Since our committee was encouraged to attend some other growing churches and read books related to church, I’ve done both. It’s been very helpful to me. I’ve been particularly changed in my thinking by reading the book The Shaping of Things to Come by Michael Frost and Alan Hirsch. While I find NFC works for me pretty well, I’m finding myself leaning toward a desire that we be more missional in our intentions. The word “missional” can have lots of meanings and I don’t even know what they all are. But for me, it means that we reach out more to those in our community for whom church does not work. As the authors of this book say, “It’s about living out the gospel within its cultural context instead of perpetuating an institutional commitment apart from its cultural context (p. x).” The culture is changing and we can’t always bring people in to the Kingdom by inviting them to church. For whatever reason, many don’t want to come. But they may be open to us being the church instead of them going to church.

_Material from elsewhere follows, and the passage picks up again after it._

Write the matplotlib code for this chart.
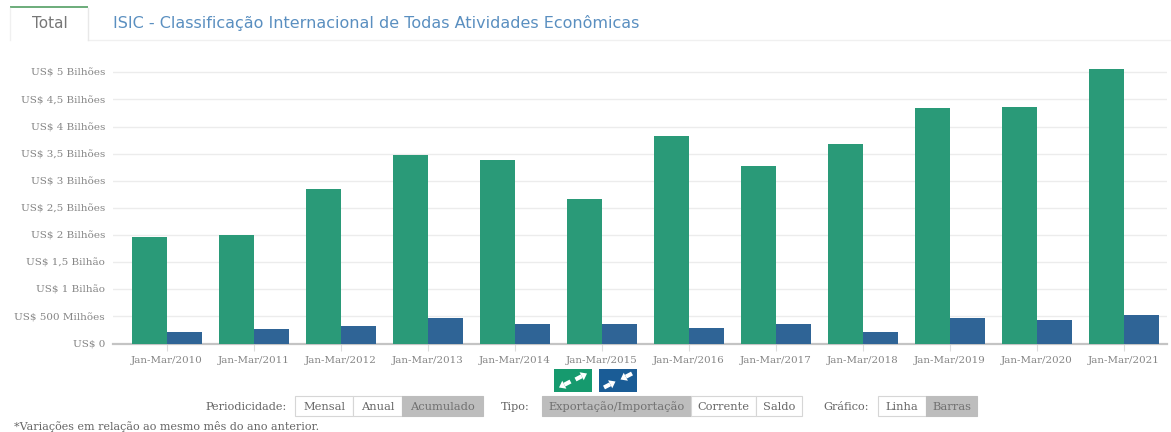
import matplotlib
matplotlib.use("Agg")
import matplotlib.pyplot as plt
from matplotlib.patches import Rectangle, Polygon
import numpy as np

W, H = 1171, 432
categories = [f"Jan-Mar/{y}" for y in range(2010, 2022)]
exports_bi = [1.96, 2.00, 2.84, 3.47, 3.38, 2.66, 3.82, 3.28, 3.67, 4.34, 4.36, 5.07]
imports_bi = [0.215, 0.264, 0.326, 0.479, 0.356, 0.356, 0.282, 0.356, 0.221, 0.466, 0.43, 0.534]
y_ticks = [0, 0.5, 1, 1.5, 2, 2.5, 3, 3.5, 4, 4.5, 5]
y_labels = ["US$ 0", "US$ 500 Milhões", "US$ 1 Bilhão", "US$ 1,5 Bilhão", "US$ 2 Bilhões",
            "US$ 2,5 Bilhões", "US$ 3 Bilhões", "US$ 3,5 Bilhões", "US$ 4 Bilhões",
            "US$ 4,5 Bilhões", "US$ 5 Bilhões"]
GREEN, BLUE = "#2a9a78", "#2f6496"
TXT = "#858585"

fig = plt.figure(figsize=(W / 100, H / 100), dpi=100, facecolor="white")
L, R, B0, T0 = 113, 1167, 343.5, 61.5
ax = fig.add_axes([L / W, 1 - B0 / H, (R - L) / W, (B0 - T0) / H])
x = np.arange(len(categories))
bw = 0.405
ax.bar(x - bw / 2, exports_bi, bw, color=GREEN, zorder=3)
ax.bar(x + bw / 2, imports_bi, bw, color=BLUE, zorder=3)
ax.set_xlim((L - 167) / 87, (R - 167) / 87)
ax.set_ylim(0, 5.2)
ax.set_yticks(y_ticks, y_labels, family="DejaVu Serif", fontsize=7.5, color=TXT)
ax.set_xticks(x, categories, family="DejaVu Serif", fontsize=7.4, color=TXT)
ax.tick_params(axis="y", length=0, pad=5.8)
ax.tick_params(axis="x", length=5, width=0.8, color="#dddddd", pad=4)
ax.grid(axis="y", color="#ececec", lw=1, zorder=0)
for s in ["top", "left", "right"]:
    ax.spines[s].set_visible(False)
ax.spines["bottom"].set_color("#c4c4c4")
ax.spines["bottom"].set_linewidth(1.6)
ax.spines["bottom"].set_zorder(2)

ov = fig.add_axes([0, 0, 1, 1], facecolor="none")
ov.set_xlim(0, W)
ov.set_ylim(H, 0)
ov.axis("off")

# tabs
ov.plot([88, W], [39.5, 39.5], color="#f0f0f0", lw=1)
ov.plot([10, 10], [8, 40], color="#f0f0f0", lw=1)
ov.plot([88, 88], [8, 40], color="#e8e8e8", lw=1)
ov.add_patch(Rectangle((10, 6), 78, 2.4, color="#6fae7d", lw=0))
ov.text(50, 24, "Total", ha="center", va="center", family="DejaVu Sans", fontsize=11, color="#777777")
ov.text(113, 23, "ISIC - Classificação Internacional de Todas Atividades Econômicas",
        ha="left", va="center", family="DejaVu Sans", fontsize=11.55, color="#5a8fc0")

# icon buttons: each arrow is a shaft and a triangular head, in pixel offsets from the icon centre
def arrow(cx, cy, tip, tail):
    tip, tail = np.array(tip, float), np.array(tail, float)
    d = (tip - tail) / np.linalg.norm(tip - tail)
    n = np.array([-d[1], d[0]])
    base = tip - d * 6
    ov.plot([cx + tail[0], cx + base[0]], [cy + tail[1], cy + base[1]], color="white", lw=3, solid_capstyle="butt")
    pts = [tip, base + n * 4.5, base - n * 4.5]
    ov.add_patch(Polygon([(cx + p[0], cy + p[1]) for p in pts], color="white", lw=0))

for (x0, col, inward) in [(554, "#169a6e", False), (599, "#1a5c96", True)]:
    ov.add_patch(Rectangle((x0, 369), 38, 23, color=col, lw=0))
    cx, cy = x0 + 19, 380.5
    for sx in (-1, 1):
        far = (sx * 14, -sx * 7)
        near = (sx * 2.5, -sx * 1)
        if inward:
            arrow(cx, cy, near, far)
        else:
            arrow(cx, cy, far, near)

# button groups
buttons = [("Mensal", 295, 353, False), ("Anual", 353, 402, False), ("Acumulado", 402, 483, True),
           ("Exportação/Importação", 542, 691, True), ("Corrente", 691, 756, False), ("Saldo", 756, 802, False),
           ("Linha", 878, 926, False), ("Barras", 926, 977, True)]
for label, a, b, active in buttons:
    ov.add_patch(Rectangle((a, 396), b - a, 20, facecolor="#bdbdbd" if active else "white",
                           edgecolor="#bdbdbd" if active else "#d6d6d6", lw=0.8))
    ov.text((a + b) / 2, 406.5, label, ha="center", va="center", family="DejaVu Serif",
            fontsize=8.2, color="#707070" if active else "#666666")
for label, xr in [("Periodicidade:", 287), ("Tipo:", 530), ("Gráfico:", 869)]:
    ov.text(xr, 406.5, label, ha="right", va="center", family="DejaVu Serif", fontsize=8.1, color="#666666")
ov.text(14, 426, "*Variações em relação ao mesmo mês do ano anterior.", ha="left", va="center",
        family="DejaVu Serif", fontsize=8.0, color="#666666")

fig.savefig("out.png", dpi=100, facecolor="white")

As we discuss various models, structures, and ways of doing church, I keep thinking about something Frost and Hirsch say that makes me uncomfortable. They recommend planting new, culturally diverse, missional communities. But they say few established churches can pull this off. Churches that have been around awhile tend to try and “revitalize” or “reinvent” church, and in the process they just tweak the current mode or change the Sunday morning service, thinking that will help church “work” for more people. Frost and Hirsch say that instead of doing that, we should focus on mission instead of how we want church to look or sound or feel for ourselves. Jesus said “Go into all the world…(that may even include a pub). He didn’t say, invite or wait for people to come to you (p. 16).” Focus on the “outsiders” instead of the “insiders.” It’s about “them” and not about “us.” Note: the authors remind us that even though it is a huge paradigm shift, it is always Biblical.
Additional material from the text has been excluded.